Opendata, web and dolomites

Report

Teaser, summary, work performed and final results

Periodic Reporting for period 2 - Gen-Epix (Genetic Determinants of the Epigenome)

Teaser

The funded project seeks to test the hypothesis that a gross feature of DNA sequence – namely base composition – can be interpreted as a signal by proteins that recognise a simple sequence motif. A screen has revealed numerous candidate proteins, several of which are...

Summary

The funded project seeks to test the hypothesis that a gross feature of DNA sequence – namely base composition – can be interpreted as a signal by proteins that recognise a simple sequence motif. A screen has revealed numerous candidate proteins, several of which are implicated in pluripotency, development and cancer. We chose to follow up one of these proteins, Sall4, which is expressed in stem cells. Postdoctoral researcher, Dr Timo Quante, carried out the screen using mouse stem cells, generated Sall4 mutant cell lines and carried out transcriptomics. His unpublished evidence shows that Sall4 preferentially regulates expression of genes within AT-rich domains of the genome, as predicted by our hypothesis.

SALL4 is of wider interest for several reasons:
• It is mutated in a human skeletal disorder (Okihiro syndrome)
• It is an essential inhibitor of differentiation that safe-guards pluripotency of stem cells
• It is over-expressed in many cancers and is a potential target for anti-cancer therapeutics

Work performed

During the past year we have advanced our understanding of the role of SALL4 as a reader of DNA base composition. We previously identified SALL4 in a screen for proteins in embryonic stem cells (ESCs) that bind to AT-rich DNA. We identified the target sequence as ATATT and showed that it is mediated by a cluster of zinc fingers near the C-terminus of the protein known as ZFC4. Mutations in ZFC4 that abolish A/T motif binding were introduced into ESCs and transcriptome analysis revealed striking up-regulation of genes that are embedded in AT-rich domains. In particular, transcripts associated with the neuronal lineage are increased. While loss of DNA binding by ZFC4 does not affect pluripotency, we observe premature differentiation towards the neuronal lineage, in agreement with the gene expression data. The preliminary conclusion at this stage was that SALL4 restrains expression of differentiation genes, thereby preventing inappropriate differentiation of pluripotent cells.

Final results

Base composition varies across the mammalian genome in a mosaic pattern, whereby long domains of distinct but relatively homogeneous A/T and G/C frequency are interspersed. The mosaic structure of genomes has been appreciated for decades but remains unexplained. Our work has already produced strong evidence that DNA base composition plays an important role in determining cell fate.

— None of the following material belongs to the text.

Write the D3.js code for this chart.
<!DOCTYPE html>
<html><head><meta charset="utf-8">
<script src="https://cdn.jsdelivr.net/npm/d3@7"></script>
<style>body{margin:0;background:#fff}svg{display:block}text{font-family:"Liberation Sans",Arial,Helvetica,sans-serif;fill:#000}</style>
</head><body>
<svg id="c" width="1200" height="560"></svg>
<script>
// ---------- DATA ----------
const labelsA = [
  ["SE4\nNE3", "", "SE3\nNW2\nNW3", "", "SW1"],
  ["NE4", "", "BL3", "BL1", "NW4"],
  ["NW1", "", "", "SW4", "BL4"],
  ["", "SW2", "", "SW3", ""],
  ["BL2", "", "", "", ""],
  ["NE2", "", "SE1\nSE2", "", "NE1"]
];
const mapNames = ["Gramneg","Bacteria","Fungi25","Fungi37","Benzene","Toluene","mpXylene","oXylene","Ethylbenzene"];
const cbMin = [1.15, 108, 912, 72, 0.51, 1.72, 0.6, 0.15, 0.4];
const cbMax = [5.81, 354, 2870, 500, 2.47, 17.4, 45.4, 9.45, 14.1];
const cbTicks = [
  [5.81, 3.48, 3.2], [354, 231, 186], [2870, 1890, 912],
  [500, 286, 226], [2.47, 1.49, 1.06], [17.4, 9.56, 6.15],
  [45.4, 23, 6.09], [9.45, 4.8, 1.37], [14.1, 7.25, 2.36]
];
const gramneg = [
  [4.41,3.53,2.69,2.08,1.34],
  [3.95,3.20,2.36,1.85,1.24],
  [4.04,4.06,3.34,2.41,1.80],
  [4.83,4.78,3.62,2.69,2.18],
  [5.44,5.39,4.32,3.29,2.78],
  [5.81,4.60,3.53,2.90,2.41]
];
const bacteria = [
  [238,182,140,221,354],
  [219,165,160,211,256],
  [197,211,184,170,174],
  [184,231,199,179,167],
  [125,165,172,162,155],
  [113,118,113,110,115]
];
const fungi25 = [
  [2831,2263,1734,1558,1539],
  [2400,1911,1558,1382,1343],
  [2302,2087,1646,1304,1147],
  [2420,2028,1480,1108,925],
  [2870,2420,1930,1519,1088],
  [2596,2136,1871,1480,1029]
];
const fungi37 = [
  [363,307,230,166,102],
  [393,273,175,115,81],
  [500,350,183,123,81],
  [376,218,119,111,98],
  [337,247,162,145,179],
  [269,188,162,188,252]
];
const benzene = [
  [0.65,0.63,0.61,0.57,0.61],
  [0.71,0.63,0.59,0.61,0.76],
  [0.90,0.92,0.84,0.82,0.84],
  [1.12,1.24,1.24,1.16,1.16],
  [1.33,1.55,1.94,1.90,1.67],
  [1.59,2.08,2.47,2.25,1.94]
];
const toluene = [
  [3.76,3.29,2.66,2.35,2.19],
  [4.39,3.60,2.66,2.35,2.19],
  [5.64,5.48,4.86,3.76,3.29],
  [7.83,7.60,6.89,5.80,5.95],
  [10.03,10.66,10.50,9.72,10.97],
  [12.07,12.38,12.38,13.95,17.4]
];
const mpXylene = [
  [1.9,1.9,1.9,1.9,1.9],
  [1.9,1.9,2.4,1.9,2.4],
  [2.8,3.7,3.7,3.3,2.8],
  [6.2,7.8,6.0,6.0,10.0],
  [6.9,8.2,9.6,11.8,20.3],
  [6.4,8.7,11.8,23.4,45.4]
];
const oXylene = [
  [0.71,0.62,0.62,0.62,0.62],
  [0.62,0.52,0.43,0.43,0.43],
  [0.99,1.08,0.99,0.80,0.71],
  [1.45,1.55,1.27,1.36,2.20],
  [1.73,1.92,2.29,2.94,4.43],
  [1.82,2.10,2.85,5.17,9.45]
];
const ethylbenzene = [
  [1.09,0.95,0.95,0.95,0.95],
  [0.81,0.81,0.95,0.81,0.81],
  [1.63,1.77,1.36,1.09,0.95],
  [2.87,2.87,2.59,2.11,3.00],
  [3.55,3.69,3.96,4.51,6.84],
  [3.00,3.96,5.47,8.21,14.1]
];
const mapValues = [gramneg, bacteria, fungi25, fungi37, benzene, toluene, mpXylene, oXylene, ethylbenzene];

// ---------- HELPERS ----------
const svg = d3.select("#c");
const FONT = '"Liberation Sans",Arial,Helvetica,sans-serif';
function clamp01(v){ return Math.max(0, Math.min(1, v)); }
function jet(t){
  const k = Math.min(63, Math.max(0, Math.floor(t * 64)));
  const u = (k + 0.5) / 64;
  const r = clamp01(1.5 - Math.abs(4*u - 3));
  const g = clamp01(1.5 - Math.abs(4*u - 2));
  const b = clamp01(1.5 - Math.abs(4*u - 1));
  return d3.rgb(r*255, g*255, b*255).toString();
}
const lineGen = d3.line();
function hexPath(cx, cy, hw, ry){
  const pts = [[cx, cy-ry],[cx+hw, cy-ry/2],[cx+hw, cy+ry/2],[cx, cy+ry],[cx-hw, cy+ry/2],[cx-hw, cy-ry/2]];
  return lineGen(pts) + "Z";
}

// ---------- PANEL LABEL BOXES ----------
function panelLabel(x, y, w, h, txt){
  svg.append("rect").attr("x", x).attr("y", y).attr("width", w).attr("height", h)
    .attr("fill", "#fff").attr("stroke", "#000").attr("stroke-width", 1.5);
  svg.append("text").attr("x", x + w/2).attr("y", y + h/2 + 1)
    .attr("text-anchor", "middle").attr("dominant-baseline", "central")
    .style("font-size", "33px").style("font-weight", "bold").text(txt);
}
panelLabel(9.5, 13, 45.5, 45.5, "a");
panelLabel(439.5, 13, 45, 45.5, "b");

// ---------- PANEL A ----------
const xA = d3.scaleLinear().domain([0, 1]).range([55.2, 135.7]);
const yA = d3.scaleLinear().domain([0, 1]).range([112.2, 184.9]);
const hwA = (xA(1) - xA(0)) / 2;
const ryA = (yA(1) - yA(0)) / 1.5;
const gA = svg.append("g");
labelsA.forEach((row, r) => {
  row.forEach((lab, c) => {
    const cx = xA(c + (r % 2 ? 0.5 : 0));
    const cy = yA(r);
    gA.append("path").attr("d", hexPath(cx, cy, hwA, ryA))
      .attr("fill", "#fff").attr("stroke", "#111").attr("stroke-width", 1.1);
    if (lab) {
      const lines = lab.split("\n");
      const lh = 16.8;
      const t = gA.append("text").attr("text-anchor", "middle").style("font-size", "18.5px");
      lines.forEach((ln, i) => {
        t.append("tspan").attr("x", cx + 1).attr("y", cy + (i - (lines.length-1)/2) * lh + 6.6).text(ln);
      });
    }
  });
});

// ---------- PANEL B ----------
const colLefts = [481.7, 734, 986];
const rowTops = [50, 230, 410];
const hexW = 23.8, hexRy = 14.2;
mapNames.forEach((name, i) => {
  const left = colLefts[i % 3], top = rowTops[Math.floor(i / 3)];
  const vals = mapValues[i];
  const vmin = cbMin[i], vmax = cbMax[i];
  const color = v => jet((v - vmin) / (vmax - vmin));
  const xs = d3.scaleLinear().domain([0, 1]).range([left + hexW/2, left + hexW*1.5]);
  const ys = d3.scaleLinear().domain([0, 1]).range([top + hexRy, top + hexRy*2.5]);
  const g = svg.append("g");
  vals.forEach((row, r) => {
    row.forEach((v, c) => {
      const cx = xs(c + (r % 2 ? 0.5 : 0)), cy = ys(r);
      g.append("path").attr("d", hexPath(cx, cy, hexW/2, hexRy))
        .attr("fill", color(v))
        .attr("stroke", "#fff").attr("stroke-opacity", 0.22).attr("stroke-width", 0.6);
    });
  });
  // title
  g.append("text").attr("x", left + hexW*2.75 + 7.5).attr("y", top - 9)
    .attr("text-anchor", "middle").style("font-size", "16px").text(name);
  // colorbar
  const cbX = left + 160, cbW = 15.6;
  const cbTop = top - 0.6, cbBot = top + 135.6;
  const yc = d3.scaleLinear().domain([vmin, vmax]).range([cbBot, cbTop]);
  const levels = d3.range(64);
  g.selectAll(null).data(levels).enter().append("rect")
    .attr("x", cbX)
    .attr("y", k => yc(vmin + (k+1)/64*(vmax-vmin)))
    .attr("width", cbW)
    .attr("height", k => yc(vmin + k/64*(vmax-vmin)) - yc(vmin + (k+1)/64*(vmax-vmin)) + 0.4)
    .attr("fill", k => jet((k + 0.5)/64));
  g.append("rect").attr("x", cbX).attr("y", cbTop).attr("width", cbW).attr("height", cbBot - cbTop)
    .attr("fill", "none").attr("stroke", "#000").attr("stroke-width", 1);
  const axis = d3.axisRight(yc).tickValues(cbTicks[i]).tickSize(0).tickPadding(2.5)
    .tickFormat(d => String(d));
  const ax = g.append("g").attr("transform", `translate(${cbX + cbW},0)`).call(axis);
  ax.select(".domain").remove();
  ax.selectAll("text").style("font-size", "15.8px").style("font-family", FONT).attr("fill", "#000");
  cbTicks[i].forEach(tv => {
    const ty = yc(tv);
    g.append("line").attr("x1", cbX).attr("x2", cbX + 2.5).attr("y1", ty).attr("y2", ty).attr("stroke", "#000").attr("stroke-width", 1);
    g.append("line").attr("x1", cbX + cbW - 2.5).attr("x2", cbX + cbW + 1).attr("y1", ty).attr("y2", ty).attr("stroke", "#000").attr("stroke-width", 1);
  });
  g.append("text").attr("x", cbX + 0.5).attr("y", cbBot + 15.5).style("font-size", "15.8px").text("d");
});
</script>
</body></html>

We hypothesized that proteins could in theory read base composition by binding to strings of homogeneous A/T sequence, thereby amplifying the relatively subtle differences between domains. We screened for such proteins and identified SALL4, a protein that is expressed in pluripotent stem cells and implicated in a variety of cancers. Loss of SALL4 is long known to cause precocious ESC differentiation, but the underlying mechanism is unknown. We have found that discrete inactivation of the AT-binding zinc finger cluster causes up-regulation of AT-rich genes involved in neuronal differentiation and mimics the severe phenotypes of cells and mice that completely lack SALL4. These results strongly suggest that recognition of AT motifs is at the heart of SALL4 function.

Our studies so far offer a compelling explanation for SALL4 function. They indicate that the base compositional environment of a gene is sampled by SALL4 via the frequency of its A/T recognition motif, resulting in enhanced gene repression where the motif is most abundant. This “blanket” silencing mechanism stabilises the pluripotent state by preventing inappropriate expression of differentiation genes.

More broadly, by showing that the DNA sequence environment of a gene regulates its expression, we provide the first mechanistic evidence that base compositional domains are not merely a biologically irrelevant by-product of genome evolution, but confer a positive selective advantage to the organism.

We suggest that the evolutionary, developmental and disease implications of our future work will uncover parallel mechanisms of wide importance.